Fine, do it. But I know come November 15th I’m going to be looking for a new Star Wars Galaxies box set that contains all of the original expansions and the game. I’ll be ready to hop into the Star Wars Universe and create my first ever Galaxies character. I’ll be ready to blast some Imperial lackeys…

Star Wars Galaxies 2.0, here I come.

Verizon

It’s time for Verizon to change their slogan. If you haven’t noticed, they spend a lot of money advertising. You can’t turn the television on for 15 minutes without seeing some sort of Verizon ad touting the quality of their network. But apparently this only applies to their mobile users. Us land-line users must fall under a different corporate tree.

I mention this because Saturday our phone service went out. Living in a rural area, this happens. Wind blows, trees fall down, squirrels and magpies decide to play daredevil with transformers and wires… Power outtages and loss of phone service are fairly common occurances.

What’s not common is the response we got from Verizon.

I’m sure in a normal metropolitan area when land-line services goes down no one really notices. After all, it’s the age of the cell phone. The country is wired for mobile technology. If you’re using a phone connected to an actual phone line you’re probably still commuting to work in a horse drawn wagon and hand-churning your butter.

Or at least that’s what Verizon thinks. They must have a giant map somewhere in their main offices where every rural route in America is labeled as “Amish Territory – Do Not Trespass.” Anyway, that’s the impression I got when Carrie returned from town. See, we can’t even use our cell phone from our house because we live in the Bermuda Triangle of Cell Phone Towers, where all signals disappear without a trace and are never heard from again.
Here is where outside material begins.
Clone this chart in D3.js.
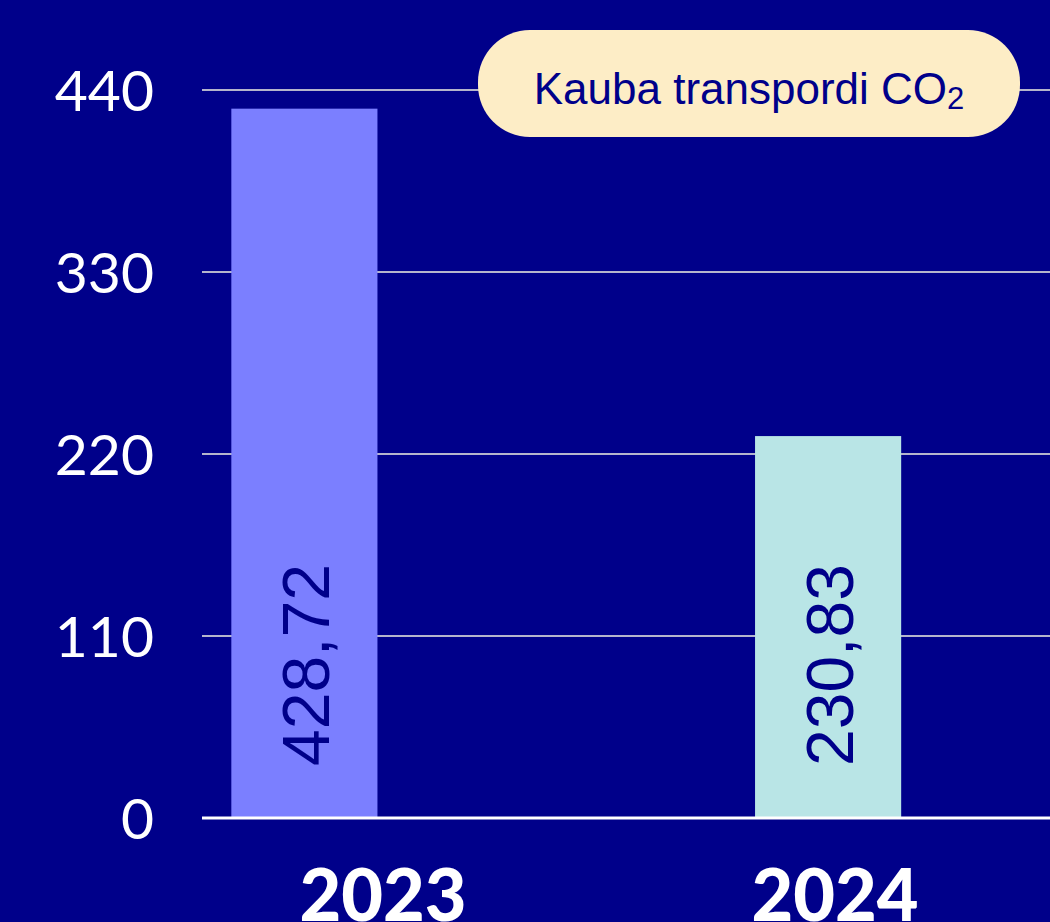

So in order to actually call the phone company and notify them that our service was out, we have to drive into town to get a cell signal.

Normally, I wouldn’t care if our phone was out. Especially on a weekend. The phone being out of service means I can rest peacefully. It means my almost-two-year-old can have a nap without being interrupted five times by people wanting me to give them money just because they know my phone number and have the cojones to call me on a Saturday afternoon.

The problem is, when the phone is out, so is my connection to the internet. Yes, not only do we live in the Bermuda Triangle of Cell Phone Towers, we also live in The Place Furthest from Civilization, So High-Speed Internet Is Not Possible. No cable modem. No DSL. Nothing. It’s a 28.8 modem baby, and I’m pushing that copper wire to the limit.

Saturday is my time to play games. Specifically, it’s the best time to play Everquest 2. And to do that I need a connection to the internet. When the phone line went out I figured Saturday afternoon was over, but at least they could send someone out to fix it and I’d have service at night, or at the worst Sunday afternoon. Right? Right?

Wrong.

Verizon informed my wife that because we lived in a rural area and because so few of us had actually lost service that they would not be sending anyone out to fix our phone line until Monday morning. Monday. In other words: You’re not important customers to us, so screw you. We’ll fix it when we feel like it.

So there you have it. Verizon’s new slogan: We’re never really working for you.